WRITTEN REQUEST —
From the entries below, copy every line where the string "matplotlib" appears.

DATA ENTRIES —
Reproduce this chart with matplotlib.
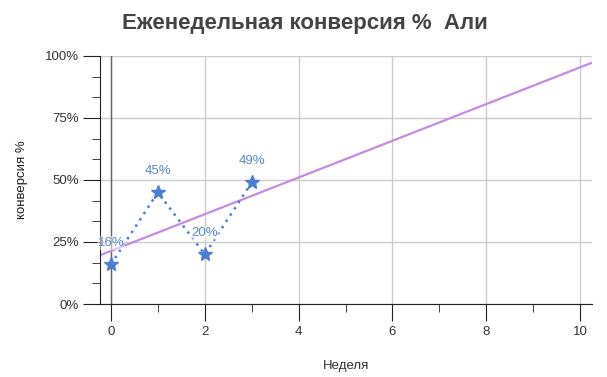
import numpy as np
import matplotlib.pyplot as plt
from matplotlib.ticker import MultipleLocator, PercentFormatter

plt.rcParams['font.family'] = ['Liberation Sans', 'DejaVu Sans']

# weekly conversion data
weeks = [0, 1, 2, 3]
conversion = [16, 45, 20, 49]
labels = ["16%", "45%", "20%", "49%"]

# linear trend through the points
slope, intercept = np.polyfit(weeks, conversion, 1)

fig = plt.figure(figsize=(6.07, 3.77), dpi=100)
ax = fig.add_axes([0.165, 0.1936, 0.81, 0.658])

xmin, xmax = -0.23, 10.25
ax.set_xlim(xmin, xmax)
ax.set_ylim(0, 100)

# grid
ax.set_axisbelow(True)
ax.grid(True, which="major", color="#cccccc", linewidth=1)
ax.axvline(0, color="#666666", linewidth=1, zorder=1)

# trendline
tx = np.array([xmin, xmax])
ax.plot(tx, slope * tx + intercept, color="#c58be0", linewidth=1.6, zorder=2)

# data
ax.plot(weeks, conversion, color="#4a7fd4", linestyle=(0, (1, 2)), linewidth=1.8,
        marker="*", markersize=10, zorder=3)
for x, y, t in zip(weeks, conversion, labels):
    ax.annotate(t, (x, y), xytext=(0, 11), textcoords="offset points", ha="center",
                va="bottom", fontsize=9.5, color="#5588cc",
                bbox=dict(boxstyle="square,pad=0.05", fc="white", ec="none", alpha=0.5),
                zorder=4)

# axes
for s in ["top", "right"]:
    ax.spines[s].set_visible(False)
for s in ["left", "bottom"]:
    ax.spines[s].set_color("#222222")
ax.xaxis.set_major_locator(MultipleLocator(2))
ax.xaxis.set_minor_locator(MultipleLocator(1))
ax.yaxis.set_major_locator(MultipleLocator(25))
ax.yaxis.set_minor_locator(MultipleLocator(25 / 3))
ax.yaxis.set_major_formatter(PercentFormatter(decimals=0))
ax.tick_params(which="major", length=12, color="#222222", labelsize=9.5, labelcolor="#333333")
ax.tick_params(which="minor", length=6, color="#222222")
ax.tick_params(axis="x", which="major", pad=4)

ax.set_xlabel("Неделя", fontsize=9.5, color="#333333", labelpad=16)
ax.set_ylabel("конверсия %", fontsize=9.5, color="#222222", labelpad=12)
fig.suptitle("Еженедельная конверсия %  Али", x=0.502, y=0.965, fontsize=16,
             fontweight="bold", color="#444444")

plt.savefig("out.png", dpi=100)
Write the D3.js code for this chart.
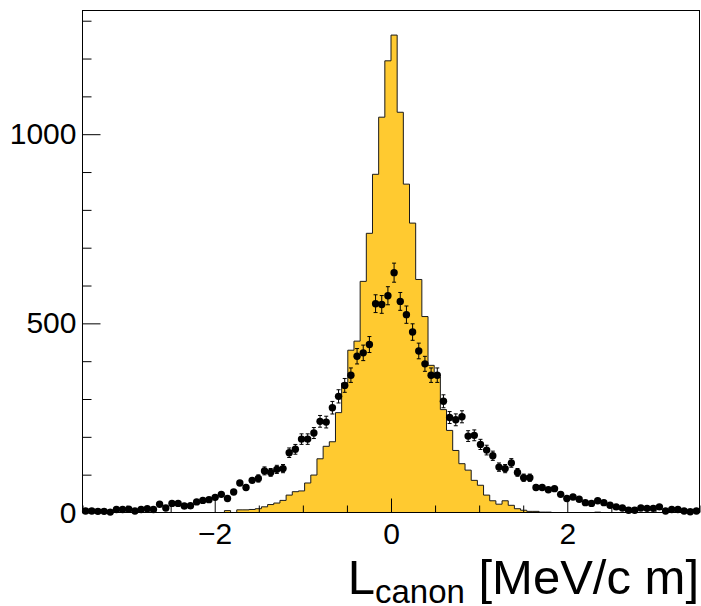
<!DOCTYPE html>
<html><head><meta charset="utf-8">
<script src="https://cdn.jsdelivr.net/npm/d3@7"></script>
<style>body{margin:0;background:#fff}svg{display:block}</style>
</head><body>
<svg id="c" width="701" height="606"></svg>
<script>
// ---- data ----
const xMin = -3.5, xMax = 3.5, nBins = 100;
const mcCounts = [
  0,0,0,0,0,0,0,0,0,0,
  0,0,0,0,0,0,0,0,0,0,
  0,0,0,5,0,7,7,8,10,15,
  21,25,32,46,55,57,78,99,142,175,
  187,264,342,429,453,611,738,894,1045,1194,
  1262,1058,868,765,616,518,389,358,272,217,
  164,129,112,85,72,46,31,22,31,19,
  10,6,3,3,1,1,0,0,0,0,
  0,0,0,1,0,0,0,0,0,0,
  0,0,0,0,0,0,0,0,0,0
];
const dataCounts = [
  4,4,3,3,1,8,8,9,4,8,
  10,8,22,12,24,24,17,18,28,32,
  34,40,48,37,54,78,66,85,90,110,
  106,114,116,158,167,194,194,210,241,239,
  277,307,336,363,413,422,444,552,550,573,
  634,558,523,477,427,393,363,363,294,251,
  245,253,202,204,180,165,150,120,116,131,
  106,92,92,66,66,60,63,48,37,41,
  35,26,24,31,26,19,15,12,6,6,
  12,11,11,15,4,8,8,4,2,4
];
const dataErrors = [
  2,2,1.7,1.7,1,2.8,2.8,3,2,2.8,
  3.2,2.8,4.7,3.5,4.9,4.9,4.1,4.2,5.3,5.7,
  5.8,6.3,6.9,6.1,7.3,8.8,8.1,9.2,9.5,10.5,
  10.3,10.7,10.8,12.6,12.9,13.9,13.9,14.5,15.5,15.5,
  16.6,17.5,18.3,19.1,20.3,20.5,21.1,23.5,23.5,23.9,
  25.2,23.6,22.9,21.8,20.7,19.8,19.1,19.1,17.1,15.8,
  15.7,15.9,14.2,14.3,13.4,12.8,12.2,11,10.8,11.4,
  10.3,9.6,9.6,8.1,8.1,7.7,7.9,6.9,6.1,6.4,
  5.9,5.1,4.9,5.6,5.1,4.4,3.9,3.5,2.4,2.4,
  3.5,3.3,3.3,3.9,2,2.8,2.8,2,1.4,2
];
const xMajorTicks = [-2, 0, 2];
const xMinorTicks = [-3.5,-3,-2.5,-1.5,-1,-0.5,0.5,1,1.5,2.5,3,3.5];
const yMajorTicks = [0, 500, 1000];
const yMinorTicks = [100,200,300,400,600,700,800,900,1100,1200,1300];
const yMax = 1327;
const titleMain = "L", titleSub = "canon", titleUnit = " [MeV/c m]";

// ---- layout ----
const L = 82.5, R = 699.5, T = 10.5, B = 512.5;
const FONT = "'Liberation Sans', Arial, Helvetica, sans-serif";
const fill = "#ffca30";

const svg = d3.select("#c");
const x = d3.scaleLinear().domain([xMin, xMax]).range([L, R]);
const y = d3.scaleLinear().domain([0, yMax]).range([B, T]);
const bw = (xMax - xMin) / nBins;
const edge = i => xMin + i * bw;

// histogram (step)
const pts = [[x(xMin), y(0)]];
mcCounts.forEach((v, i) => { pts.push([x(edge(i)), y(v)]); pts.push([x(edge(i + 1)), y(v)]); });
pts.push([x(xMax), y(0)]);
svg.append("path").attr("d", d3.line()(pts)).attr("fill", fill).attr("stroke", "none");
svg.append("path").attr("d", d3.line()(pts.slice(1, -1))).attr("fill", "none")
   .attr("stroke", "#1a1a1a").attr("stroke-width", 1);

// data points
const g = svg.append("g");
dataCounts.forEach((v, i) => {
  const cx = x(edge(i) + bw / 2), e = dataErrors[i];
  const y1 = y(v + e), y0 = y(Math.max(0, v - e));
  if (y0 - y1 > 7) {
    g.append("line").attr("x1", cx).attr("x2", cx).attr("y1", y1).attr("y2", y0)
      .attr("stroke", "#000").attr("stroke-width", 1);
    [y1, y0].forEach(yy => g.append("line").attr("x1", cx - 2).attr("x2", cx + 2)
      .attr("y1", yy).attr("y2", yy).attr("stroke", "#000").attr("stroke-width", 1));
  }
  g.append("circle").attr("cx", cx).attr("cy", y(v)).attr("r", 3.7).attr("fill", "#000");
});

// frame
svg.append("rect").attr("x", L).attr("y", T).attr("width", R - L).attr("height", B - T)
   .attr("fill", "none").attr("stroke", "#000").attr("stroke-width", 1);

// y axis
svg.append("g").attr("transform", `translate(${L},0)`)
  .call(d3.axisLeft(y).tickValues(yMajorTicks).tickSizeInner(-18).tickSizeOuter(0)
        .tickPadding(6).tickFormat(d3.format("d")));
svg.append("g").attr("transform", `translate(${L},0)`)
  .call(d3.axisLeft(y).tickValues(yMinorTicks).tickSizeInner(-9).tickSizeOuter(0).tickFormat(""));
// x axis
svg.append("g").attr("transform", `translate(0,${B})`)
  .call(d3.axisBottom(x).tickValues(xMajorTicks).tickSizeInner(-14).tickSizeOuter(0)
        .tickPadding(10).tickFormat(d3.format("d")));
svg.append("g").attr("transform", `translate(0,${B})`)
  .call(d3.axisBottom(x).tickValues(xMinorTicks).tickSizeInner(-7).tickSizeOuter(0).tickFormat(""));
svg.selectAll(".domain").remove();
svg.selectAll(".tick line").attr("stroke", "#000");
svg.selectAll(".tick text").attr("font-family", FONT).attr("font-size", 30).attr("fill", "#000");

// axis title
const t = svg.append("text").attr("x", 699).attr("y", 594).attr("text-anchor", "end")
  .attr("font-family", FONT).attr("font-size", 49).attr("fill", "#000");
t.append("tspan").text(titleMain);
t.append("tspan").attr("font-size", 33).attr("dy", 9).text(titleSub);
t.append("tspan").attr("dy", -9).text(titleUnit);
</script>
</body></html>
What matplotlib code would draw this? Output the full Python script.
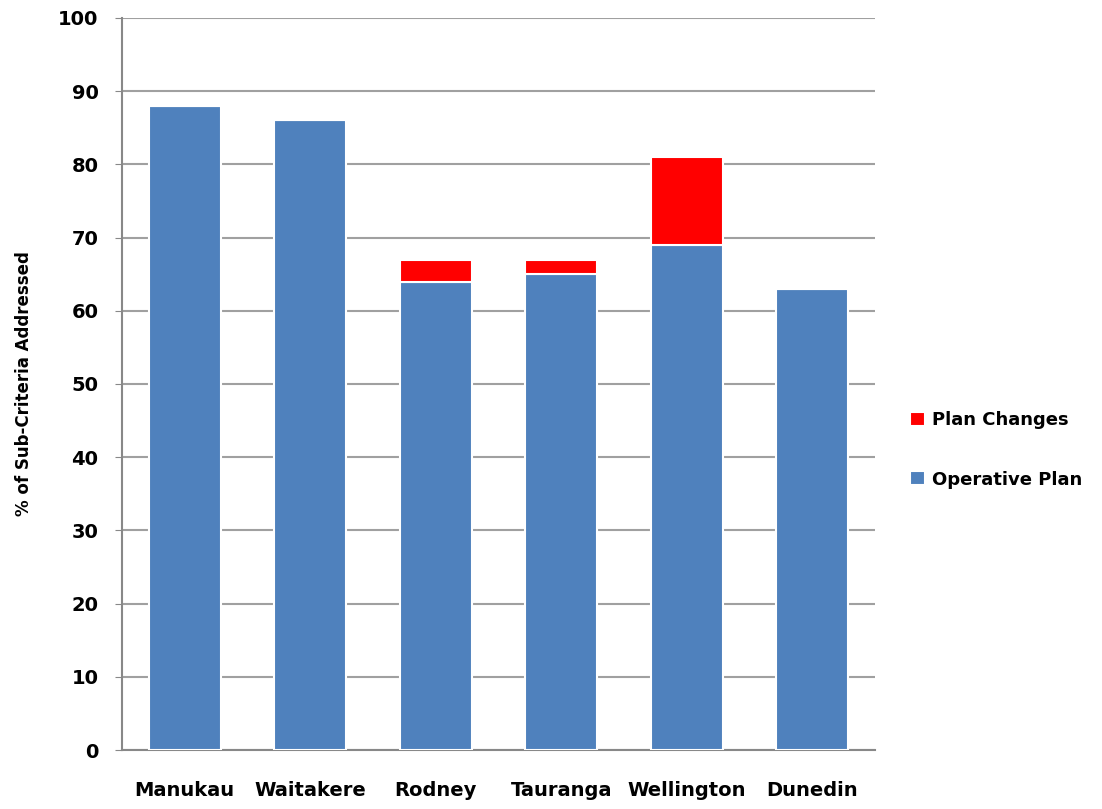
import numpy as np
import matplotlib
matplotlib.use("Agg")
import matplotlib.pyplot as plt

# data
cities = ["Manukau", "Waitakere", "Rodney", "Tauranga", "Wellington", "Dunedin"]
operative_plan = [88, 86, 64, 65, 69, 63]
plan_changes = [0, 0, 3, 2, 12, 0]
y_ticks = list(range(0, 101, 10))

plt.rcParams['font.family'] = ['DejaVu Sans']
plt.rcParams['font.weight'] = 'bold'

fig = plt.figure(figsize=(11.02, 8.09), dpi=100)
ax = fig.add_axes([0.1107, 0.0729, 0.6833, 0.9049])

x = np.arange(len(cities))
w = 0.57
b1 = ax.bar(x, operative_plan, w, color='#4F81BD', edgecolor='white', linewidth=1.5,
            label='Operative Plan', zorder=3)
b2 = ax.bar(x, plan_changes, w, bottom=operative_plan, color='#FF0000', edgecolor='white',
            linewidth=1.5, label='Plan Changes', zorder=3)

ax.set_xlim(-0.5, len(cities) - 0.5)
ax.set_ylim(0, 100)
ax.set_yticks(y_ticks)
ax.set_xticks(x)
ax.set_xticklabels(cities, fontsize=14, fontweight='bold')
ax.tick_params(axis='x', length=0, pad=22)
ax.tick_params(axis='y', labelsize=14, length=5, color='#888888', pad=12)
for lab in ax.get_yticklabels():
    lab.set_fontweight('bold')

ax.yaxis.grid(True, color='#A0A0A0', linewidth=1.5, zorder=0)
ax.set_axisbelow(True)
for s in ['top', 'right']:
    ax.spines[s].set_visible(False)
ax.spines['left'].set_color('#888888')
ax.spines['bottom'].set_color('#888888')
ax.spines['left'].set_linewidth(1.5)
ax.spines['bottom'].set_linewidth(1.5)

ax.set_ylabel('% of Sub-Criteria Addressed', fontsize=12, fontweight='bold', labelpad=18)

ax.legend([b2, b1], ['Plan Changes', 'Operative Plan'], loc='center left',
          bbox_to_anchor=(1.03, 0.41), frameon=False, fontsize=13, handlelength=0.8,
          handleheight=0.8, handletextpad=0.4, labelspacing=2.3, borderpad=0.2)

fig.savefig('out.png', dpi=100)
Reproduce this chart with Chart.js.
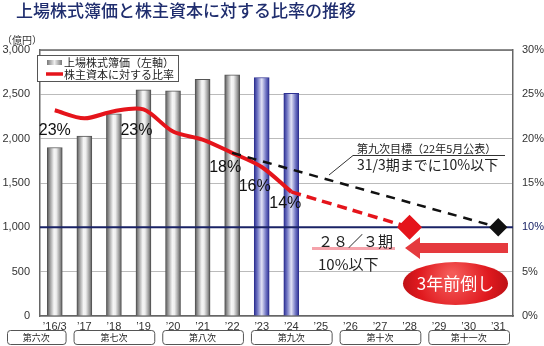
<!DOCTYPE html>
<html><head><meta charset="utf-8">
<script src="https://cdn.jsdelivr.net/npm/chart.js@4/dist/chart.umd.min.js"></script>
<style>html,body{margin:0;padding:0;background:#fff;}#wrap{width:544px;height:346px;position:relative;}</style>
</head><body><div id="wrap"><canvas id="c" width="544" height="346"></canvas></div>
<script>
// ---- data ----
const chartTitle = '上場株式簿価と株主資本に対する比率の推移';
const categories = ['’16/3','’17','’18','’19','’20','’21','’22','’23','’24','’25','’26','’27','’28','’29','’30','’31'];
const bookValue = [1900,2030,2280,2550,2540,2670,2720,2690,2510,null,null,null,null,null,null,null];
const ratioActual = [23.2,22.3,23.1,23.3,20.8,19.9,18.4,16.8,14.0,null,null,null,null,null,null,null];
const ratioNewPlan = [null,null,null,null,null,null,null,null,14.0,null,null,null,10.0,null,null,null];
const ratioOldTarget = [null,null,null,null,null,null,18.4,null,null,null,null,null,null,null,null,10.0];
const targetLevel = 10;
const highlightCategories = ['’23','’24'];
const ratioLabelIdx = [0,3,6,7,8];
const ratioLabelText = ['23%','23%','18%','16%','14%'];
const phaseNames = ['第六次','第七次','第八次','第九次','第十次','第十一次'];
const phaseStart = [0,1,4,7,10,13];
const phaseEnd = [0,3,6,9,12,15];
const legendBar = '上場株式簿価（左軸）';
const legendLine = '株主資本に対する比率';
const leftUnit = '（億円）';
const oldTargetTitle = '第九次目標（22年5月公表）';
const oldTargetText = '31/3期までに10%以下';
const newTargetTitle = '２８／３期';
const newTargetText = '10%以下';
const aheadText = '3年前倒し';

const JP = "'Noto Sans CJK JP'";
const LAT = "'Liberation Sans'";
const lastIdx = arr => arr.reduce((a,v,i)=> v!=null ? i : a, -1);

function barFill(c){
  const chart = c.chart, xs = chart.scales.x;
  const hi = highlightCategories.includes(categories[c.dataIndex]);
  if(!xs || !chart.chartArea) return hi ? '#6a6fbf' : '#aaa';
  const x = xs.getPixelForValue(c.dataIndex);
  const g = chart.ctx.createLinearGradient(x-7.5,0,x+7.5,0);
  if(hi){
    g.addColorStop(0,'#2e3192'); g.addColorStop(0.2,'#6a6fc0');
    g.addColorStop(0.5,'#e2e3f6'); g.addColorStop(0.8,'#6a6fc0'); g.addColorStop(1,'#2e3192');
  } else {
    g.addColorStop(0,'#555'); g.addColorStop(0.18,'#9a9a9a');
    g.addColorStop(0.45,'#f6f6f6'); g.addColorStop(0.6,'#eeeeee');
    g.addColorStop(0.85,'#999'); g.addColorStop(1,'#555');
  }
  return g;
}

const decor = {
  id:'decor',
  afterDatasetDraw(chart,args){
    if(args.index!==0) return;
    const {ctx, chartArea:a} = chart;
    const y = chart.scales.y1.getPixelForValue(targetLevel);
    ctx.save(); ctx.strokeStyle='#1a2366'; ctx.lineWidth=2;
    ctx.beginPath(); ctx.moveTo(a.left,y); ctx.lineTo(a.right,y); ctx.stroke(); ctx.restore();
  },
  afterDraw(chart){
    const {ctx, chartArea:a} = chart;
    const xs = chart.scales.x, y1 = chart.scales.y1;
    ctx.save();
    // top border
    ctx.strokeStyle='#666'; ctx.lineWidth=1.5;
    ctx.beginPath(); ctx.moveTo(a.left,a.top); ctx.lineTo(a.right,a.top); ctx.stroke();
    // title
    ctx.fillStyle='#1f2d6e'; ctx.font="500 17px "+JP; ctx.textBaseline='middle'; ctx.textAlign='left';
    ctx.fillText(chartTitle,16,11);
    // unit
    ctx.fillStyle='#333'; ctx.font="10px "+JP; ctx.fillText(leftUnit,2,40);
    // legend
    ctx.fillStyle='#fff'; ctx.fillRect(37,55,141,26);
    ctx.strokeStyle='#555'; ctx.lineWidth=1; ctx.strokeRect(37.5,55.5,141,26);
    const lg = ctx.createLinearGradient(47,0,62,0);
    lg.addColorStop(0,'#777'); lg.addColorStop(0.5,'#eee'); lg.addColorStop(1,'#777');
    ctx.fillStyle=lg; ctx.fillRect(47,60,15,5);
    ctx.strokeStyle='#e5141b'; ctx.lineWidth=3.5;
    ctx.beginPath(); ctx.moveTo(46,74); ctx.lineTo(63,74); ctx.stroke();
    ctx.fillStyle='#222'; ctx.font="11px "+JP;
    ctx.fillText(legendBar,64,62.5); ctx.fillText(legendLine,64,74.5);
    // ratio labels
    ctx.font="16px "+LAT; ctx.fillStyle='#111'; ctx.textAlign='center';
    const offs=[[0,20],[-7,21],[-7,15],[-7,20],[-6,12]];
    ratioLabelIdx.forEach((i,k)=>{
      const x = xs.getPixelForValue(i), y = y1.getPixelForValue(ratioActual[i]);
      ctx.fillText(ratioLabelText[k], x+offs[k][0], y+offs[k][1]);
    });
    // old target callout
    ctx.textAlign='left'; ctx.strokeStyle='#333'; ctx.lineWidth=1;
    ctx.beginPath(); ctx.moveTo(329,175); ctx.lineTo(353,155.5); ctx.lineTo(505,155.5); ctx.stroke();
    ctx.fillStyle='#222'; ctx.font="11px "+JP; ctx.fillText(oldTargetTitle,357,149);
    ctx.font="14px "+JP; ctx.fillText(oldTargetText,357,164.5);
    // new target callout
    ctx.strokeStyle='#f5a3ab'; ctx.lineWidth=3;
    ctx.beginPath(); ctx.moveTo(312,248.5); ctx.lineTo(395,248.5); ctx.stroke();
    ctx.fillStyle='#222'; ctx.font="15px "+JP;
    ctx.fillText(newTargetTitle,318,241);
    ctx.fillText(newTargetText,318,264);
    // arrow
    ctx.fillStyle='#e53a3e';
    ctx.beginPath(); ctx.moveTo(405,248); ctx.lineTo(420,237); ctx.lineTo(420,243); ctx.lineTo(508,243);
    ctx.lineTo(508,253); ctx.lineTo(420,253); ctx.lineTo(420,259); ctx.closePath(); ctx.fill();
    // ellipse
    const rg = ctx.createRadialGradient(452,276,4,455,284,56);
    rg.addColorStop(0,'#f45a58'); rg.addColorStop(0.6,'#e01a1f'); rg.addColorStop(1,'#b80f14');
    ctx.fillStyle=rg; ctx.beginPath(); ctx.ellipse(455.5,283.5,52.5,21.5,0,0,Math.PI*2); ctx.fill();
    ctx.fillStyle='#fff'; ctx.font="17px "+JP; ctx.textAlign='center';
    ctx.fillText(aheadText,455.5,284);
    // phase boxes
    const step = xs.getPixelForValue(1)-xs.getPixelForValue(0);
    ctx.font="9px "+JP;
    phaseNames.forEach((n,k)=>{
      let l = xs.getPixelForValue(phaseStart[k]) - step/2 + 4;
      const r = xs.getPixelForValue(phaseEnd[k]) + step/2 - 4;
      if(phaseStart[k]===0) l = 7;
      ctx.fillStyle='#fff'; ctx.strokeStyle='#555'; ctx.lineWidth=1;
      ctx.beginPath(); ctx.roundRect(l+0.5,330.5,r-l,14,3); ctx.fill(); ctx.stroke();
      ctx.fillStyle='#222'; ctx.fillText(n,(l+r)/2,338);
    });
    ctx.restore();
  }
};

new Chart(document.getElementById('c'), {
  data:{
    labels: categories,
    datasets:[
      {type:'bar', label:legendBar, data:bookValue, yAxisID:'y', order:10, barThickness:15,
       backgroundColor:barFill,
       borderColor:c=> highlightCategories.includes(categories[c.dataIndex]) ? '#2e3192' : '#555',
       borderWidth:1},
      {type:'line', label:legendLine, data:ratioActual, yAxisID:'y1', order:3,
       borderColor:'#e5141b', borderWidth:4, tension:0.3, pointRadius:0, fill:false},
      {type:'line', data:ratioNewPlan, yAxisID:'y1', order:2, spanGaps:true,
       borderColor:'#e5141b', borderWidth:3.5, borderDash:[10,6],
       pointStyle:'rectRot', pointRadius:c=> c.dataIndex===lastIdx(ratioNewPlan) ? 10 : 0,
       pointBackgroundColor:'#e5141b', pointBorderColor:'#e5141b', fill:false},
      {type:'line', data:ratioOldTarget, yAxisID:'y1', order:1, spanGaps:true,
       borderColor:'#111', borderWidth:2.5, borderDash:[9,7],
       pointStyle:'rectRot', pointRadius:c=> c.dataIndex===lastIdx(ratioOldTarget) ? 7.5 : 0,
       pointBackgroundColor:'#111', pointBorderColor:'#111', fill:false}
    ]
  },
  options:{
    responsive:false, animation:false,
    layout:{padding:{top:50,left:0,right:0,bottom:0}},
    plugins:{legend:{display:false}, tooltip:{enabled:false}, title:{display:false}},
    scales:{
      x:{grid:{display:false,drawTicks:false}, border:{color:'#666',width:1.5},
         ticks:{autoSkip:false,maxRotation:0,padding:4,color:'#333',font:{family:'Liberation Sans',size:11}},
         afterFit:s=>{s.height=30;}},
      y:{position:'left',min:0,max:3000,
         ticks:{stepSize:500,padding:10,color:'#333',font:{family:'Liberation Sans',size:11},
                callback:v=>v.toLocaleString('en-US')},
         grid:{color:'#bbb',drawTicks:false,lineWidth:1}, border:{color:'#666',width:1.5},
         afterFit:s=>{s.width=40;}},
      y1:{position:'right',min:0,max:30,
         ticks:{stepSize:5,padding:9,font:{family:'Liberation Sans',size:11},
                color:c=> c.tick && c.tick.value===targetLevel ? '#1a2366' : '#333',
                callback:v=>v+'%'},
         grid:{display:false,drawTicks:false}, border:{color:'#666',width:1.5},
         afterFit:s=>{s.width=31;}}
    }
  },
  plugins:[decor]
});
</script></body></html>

EXPECTED ANSWER —
Reproduce this chart with matplotlib.
import matplotlib.pyplot as plt
from matplotlib.ticker import MultipleLocator, PercentFormatter
What matplotlib code would draw this? Output the full Python script.
import matplotlib
matplotlib.use("Agg")
import matplotlib.pyplot as plt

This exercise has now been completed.